Entries with chart source code
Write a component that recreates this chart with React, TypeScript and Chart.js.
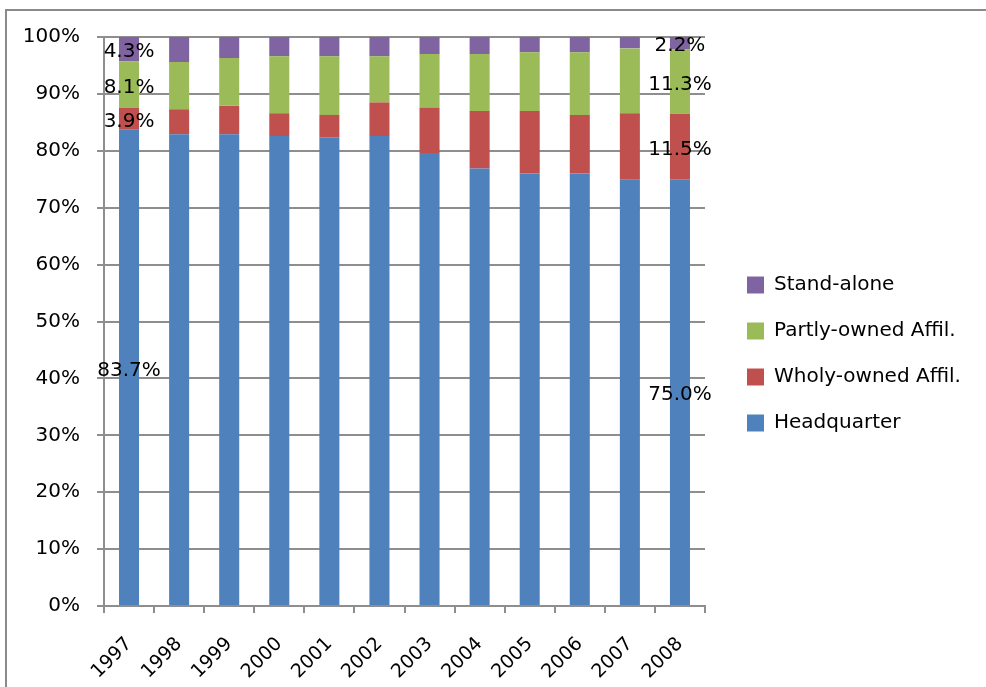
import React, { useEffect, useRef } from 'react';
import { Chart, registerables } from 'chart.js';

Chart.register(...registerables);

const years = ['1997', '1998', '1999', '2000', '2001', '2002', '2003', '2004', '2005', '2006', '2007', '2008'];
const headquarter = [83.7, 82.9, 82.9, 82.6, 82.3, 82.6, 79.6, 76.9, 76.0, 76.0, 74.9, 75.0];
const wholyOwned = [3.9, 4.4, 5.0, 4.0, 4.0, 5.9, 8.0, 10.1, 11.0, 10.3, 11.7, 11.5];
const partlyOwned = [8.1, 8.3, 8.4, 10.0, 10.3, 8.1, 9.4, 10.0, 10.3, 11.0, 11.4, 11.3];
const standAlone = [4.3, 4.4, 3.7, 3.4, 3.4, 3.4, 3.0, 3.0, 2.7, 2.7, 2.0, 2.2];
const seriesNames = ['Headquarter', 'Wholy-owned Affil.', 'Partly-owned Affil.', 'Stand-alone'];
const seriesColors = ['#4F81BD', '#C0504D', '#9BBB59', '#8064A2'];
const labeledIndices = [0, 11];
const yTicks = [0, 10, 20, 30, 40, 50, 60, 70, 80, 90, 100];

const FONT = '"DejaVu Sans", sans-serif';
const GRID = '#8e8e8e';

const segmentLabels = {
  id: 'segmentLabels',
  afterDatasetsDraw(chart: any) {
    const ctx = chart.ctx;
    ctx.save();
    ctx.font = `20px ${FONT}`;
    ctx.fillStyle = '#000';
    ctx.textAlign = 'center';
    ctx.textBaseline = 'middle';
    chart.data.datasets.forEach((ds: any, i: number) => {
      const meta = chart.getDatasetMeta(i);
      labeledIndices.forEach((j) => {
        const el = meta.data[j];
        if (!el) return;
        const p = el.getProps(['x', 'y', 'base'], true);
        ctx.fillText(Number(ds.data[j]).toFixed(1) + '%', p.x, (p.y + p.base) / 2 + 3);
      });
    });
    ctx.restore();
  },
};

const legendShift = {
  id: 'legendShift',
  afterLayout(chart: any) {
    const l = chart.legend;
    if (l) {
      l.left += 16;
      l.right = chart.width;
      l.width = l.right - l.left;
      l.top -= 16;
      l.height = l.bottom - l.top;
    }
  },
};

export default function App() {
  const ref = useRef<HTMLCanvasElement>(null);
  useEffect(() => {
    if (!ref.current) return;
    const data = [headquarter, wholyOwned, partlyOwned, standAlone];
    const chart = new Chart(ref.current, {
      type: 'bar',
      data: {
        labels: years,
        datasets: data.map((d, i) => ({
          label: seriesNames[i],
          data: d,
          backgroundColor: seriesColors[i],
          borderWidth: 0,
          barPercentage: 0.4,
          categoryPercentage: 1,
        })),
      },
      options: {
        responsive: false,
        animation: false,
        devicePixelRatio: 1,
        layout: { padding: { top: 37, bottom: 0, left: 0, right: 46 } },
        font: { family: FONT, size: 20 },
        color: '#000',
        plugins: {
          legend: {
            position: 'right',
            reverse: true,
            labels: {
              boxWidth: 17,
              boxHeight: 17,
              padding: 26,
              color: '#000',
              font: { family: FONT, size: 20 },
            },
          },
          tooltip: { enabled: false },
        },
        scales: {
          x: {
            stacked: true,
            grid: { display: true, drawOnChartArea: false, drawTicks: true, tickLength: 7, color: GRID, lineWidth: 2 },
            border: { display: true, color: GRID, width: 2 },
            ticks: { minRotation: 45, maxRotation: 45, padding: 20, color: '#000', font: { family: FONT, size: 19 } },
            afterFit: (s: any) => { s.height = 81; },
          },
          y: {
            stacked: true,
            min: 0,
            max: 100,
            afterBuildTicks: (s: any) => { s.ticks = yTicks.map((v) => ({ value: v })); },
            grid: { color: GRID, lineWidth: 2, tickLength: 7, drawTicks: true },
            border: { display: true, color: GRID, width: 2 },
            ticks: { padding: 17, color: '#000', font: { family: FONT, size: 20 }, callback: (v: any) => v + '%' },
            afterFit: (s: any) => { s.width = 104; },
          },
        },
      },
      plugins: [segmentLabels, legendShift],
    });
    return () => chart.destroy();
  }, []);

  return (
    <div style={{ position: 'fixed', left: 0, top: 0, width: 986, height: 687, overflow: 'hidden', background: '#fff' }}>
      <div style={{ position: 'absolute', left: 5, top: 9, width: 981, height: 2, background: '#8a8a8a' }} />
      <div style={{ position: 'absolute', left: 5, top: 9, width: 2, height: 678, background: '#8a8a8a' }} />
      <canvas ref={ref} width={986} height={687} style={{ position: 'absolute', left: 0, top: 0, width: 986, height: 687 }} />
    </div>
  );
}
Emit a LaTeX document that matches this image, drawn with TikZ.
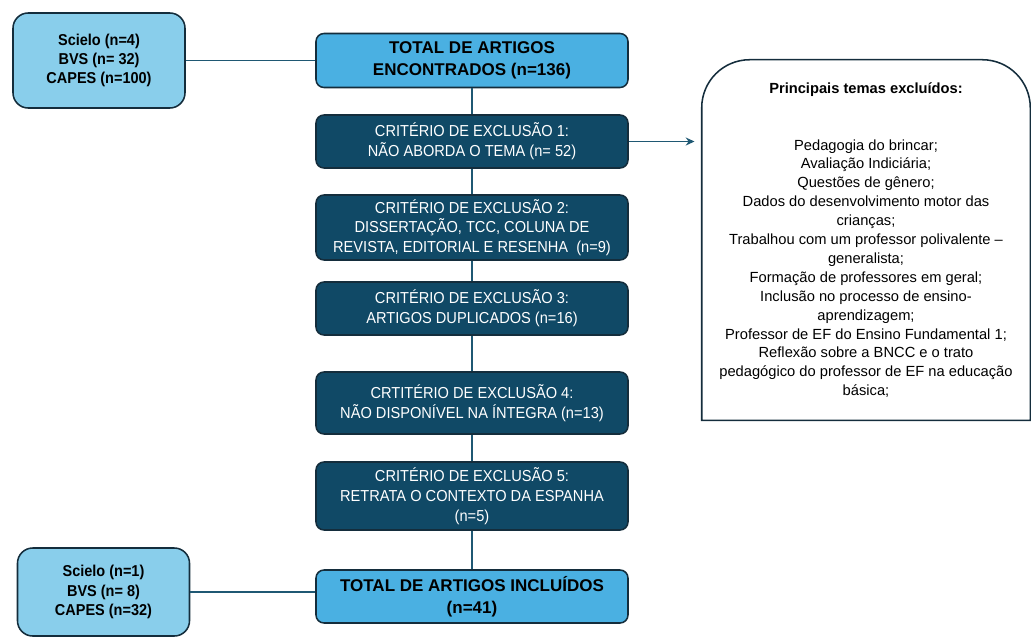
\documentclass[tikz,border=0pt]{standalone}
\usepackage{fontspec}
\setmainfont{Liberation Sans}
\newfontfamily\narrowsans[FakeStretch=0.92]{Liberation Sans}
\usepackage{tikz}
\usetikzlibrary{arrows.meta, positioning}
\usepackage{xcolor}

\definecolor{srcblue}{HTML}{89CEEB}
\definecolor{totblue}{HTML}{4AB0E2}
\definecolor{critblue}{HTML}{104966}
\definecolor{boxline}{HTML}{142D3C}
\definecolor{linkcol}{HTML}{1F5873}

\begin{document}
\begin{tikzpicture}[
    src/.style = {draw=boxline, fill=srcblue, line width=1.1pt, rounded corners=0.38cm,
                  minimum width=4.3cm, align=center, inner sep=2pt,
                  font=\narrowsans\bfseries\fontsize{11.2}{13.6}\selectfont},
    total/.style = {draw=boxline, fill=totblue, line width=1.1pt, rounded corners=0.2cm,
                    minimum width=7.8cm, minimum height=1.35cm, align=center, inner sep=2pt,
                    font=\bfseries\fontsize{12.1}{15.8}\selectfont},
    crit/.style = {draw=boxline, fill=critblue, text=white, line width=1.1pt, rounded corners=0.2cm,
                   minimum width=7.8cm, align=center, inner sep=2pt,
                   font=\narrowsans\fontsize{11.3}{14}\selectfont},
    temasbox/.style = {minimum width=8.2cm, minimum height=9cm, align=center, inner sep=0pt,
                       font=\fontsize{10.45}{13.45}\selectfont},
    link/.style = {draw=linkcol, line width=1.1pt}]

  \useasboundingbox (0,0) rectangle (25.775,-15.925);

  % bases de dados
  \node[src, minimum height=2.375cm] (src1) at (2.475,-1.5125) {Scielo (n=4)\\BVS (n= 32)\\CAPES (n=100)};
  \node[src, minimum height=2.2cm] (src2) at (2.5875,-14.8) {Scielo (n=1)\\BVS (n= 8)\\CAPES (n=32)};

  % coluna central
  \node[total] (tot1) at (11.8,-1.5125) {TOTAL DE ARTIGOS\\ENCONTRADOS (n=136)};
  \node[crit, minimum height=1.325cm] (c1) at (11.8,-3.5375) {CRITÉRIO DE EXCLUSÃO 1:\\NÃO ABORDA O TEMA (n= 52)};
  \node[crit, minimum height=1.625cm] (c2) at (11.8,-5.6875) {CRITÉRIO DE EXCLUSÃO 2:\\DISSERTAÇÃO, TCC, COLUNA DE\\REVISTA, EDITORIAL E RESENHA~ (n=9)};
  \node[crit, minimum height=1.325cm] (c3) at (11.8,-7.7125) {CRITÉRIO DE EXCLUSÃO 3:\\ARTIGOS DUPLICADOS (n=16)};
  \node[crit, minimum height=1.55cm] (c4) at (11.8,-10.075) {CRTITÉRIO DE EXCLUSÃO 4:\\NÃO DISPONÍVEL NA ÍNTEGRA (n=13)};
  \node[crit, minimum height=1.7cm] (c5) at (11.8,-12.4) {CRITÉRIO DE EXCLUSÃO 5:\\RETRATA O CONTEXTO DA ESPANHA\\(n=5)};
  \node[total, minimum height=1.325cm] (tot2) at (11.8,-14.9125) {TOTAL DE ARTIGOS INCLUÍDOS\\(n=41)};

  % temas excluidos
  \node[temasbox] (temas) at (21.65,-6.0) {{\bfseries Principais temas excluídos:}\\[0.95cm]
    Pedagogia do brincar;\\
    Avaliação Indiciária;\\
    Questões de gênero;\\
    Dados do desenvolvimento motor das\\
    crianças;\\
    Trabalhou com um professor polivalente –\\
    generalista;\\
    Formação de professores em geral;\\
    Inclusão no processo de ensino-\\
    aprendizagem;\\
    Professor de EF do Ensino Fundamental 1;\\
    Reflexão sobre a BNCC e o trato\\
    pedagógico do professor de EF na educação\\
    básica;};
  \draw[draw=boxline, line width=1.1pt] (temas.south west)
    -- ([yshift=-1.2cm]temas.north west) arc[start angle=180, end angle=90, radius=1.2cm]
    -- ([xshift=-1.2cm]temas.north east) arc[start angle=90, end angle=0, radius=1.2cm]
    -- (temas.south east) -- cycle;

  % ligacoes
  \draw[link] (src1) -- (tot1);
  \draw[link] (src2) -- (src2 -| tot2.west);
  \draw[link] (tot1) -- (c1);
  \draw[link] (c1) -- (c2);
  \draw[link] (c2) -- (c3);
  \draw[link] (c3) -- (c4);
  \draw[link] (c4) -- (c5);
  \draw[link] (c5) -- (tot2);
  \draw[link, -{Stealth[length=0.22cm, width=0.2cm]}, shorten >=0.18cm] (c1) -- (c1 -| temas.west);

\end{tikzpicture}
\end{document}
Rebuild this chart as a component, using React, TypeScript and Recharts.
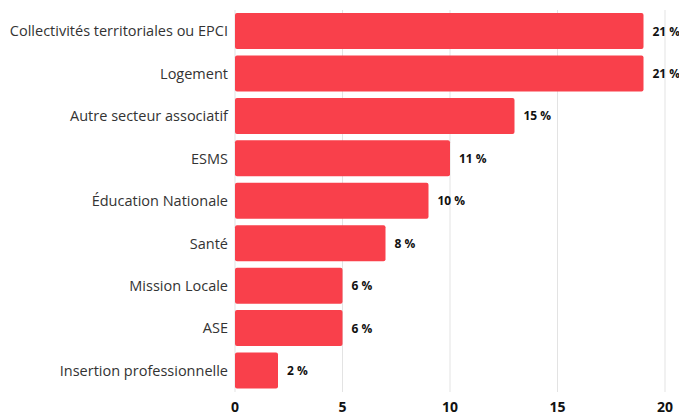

WRITTEN TASK: Scan the records above and report how many lines include the word "TypeScript", without any other text.

SOLVED PROBLEM: 2